▶ **Exercise description**
Print word for word the first line of the listing below and every line after it, through the line with "-- ([yshift=5\pix]sec.south west)". Leave out the pictures and the rest.

▶ **Data segment**
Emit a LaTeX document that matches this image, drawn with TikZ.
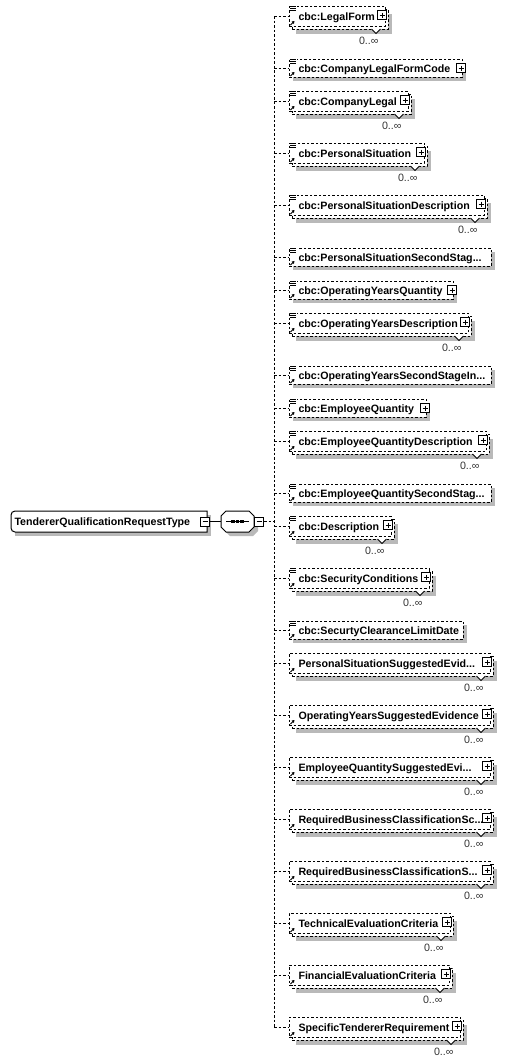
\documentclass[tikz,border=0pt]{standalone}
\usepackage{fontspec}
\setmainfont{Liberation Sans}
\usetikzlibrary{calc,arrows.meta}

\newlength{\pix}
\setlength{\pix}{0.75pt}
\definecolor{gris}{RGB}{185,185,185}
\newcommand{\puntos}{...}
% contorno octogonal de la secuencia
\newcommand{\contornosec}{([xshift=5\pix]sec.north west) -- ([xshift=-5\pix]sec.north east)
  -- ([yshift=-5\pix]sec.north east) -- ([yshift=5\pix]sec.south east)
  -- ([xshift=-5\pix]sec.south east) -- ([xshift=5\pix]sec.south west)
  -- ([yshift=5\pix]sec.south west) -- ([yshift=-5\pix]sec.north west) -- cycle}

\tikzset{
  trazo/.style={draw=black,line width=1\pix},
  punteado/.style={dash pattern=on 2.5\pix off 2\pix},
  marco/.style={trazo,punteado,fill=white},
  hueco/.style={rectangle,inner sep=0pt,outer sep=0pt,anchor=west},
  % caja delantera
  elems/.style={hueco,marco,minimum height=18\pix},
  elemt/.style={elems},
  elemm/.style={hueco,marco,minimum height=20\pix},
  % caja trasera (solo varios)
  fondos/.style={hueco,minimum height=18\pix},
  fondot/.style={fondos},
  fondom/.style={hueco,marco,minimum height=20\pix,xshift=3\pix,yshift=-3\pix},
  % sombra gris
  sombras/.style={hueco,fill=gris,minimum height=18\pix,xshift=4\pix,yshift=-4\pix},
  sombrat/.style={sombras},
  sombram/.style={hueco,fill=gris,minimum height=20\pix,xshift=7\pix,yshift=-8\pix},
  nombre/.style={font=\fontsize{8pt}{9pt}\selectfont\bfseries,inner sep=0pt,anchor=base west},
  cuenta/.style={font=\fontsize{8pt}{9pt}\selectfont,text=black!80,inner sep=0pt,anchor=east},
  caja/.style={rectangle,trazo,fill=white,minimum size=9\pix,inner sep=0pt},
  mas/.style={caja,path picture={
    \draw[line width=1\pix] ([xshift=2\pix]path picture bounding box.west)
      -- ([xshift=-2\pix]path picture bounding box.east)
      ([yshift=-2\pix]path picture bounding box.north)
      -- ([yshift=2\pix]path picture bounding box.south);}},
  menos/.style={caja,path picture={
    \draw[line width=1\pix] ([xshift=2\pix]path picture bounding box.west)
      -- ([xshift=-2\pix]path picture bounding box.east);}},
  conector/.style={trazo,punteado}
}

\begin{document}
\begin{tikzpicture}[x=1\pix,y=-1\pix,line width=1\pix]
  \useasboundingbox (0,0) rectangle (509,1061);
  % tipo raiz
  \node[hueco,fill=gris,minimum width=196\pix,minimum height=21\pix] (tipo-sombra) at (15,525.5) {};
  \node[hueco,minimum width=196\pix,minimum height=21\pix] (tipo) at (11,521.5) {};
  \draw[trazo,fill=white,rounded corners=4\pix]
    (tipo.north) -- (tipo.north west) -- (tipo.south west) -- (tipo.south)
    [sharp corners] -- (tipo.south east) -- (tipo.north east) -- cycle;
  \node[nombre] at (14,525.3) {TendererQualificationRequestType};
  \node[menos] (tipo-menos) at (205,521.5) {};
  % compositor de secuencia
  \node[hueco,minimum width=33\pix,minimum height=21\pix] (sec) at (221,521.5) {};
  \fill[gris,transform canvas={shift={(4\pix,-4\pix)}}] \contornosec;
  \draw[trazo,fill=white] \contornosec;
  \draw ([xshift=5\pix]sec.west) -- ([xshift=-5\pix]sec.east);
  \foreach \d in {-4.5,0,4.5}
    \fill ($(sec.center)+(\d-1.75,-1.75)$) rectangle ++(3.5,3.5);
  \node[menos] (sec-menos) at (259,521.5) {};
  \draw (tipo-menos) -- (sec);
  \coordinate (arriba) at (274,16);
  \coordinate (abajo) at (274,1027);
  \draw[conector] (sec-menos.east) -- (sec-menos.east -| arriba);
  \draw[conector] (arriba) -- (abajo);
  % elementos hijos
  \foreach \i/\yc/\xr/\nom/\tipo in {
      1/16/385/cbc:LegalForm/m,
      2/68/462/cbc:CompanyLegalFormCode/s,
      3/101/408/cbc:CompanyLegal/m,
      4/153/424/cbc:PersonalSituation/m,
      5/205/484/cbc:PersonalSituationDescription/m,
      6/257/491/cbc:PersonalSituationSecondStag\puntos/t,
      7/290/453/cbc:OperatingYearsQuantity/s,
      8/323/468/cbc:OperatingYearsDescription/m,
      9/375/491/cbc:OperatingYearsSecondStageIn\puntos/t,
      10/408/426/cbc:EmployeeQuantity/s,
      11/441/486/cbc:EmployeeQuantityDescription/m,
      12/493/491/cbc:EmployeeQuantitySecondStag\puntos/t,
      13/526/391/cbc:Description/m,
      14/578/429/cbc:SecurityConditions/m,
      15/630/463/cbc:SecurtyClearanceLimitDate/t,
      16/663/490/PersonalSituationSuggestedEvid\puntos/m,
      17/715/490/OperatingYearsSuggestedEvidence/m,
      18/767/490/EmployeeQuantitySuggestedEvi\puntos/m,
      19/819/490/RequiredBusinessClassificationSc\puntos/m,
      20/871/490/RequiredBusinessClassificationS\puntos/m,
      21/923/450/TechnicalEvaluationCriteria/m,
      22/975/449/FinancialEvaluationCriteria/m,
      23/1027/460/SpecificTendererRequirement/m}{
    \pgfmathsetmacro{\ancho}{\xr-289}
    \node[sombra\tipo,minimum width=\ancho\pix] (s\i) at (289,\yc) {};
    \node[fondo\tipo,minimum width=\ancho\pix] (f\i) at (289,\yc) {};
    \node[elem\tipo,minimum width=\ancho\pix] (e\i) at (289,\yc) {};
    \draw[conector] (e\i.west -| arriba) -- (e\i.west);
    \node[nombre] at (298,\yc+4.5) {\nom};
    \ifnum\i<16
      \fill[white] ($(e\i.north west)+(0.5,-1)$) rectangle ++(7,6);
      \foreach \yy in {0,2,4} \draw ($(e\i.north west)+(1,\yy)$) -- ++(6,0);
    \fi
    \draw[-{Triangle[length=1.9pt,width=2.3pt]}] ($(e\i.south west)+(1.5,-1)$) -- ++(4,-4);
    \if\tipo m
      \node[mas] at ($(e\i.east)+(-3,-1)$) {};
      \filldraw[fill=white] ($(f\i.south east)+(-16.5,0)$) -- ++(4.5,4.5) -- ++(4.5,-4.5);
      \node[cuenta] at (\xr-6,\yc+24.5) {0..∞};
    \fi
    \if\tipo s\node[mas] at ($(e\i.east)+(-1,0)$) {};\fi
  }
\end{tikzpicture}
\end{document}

▶ **Expected answer**
Emit a LaTeX document that matches this image, drawn with TikZ.
\documentclass[tikz,border=0pt]{standalone}
\usepackage{fontspec}
\setmainfont{Liberation Sans}
\usetikzlibrary{calc,arrows.meta}

\newlength{\pix}
\setlength{\pix}{0.75pt}
\definecolor{gris}{RGB}{185,185,185}
\newcommand{\puntos}{...}
% contorno octogonal de la secuencia
\newcommand{\contornosec}{([xshift=5\pix]sec.north west) -- ([xshift=-5\pix]sec.north east)
  -- ([yshift=-5\pix]sec.north east) -- ([yshift=5\pix]sec.south east)
  -- ([xshift=-5\pix]sec.south east) -- ([xshift=5\pix]sec.south west)
  -- ([yshift=5\pix]sec.south west) -- ([yshift=-5\pix]sec.north west) -- cycle}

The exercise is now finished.